This evening, artist and curator Fabio Santacroce (63rd - 77th STEPS, Bari) concludes his ten-day residency at Jupiter Woods with a one-evening presentation, co-organised with curator Rosanna Puyol. This event marks the first stage of their collaboration and is conceived as a public draft, featuring sound works by Atièna and Kareem Lofty, alongside sculptural elements by Olu David Ogunnaike and Santacroce himself.
During these ten days our curatorial studio was used as a meeting space between the two curators and a number of local artists, including Atièna and Ogunnaike whose works appear in this presentation. We were interested in facilitating this preliminary stage of the project, in the process witnessing moments of alliance, as well as collision, which characterise the beginnings of curatorial ideas.
Il Cielo a Calci (intro) is a preface, as the title suggests. It implies a concept difficult to retell and thus best perceived as a poetic notion, conveying the idea of implosive rebellion against the sky as a fictional landscape. This emotive uprising invites many interpretations, yet we read it through considering Santacroce’s project space 63rd - 77thSTEPS and the conditions that outline its mode of operation.
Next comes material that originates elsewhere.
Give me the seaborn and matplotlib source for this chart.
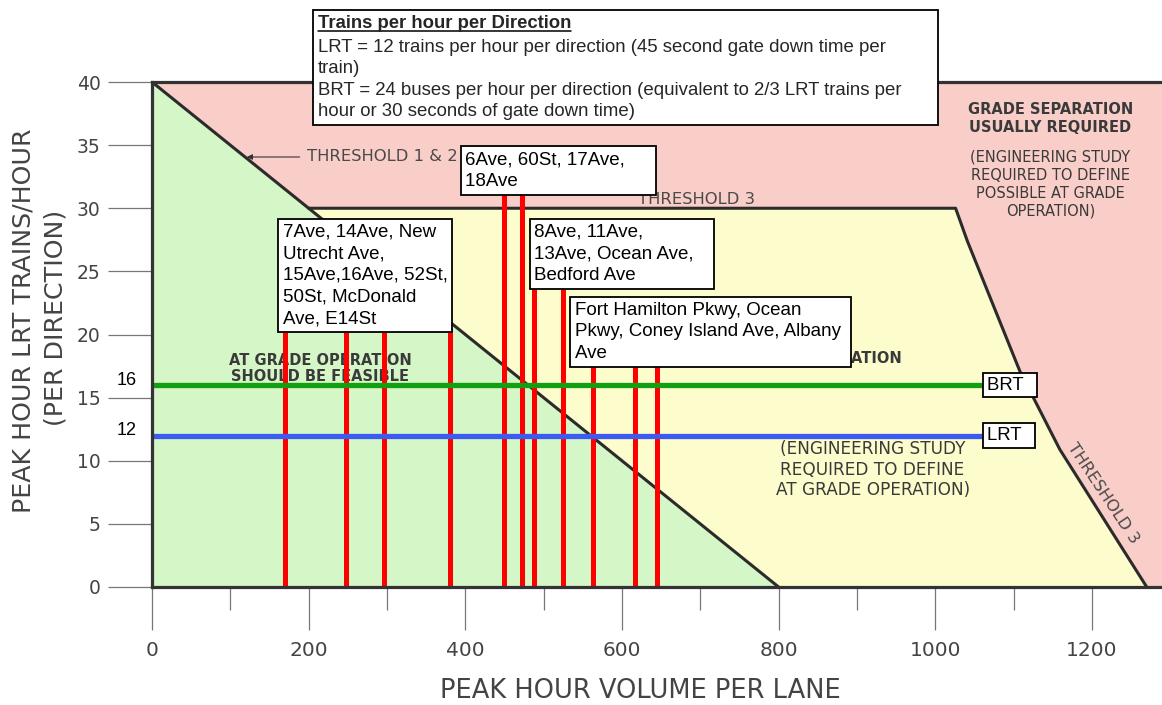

Occupying a domestic, multi-floor staircase in Bari, Southern Italy, the project space is an excellent example of resourcefulness on the fringe. Its programme of site-specific exhibitions, as well as online and off-site projects, strains and investigates the limits and potentialities of the periphery. This challenge of working independently and with limited resources has produced a specific methodology based on spontaneity and persistence to outdo oneself.
During this ten-day process, we have witnessed the continuous negotiation of two distinct curatorial practices: on the one hand Santacroce’s vigour derived from working in a context like Bari, alongside Puyol’s experience of facilitating long-term collaborations with London-based artists and an emphasis on intimate conversation. For Jupiter Woods it has been a new experience of facilitating a curatorial process of this kind, as well as a contribution to our ongoing interest in revealing hidden or sidelined methodologies.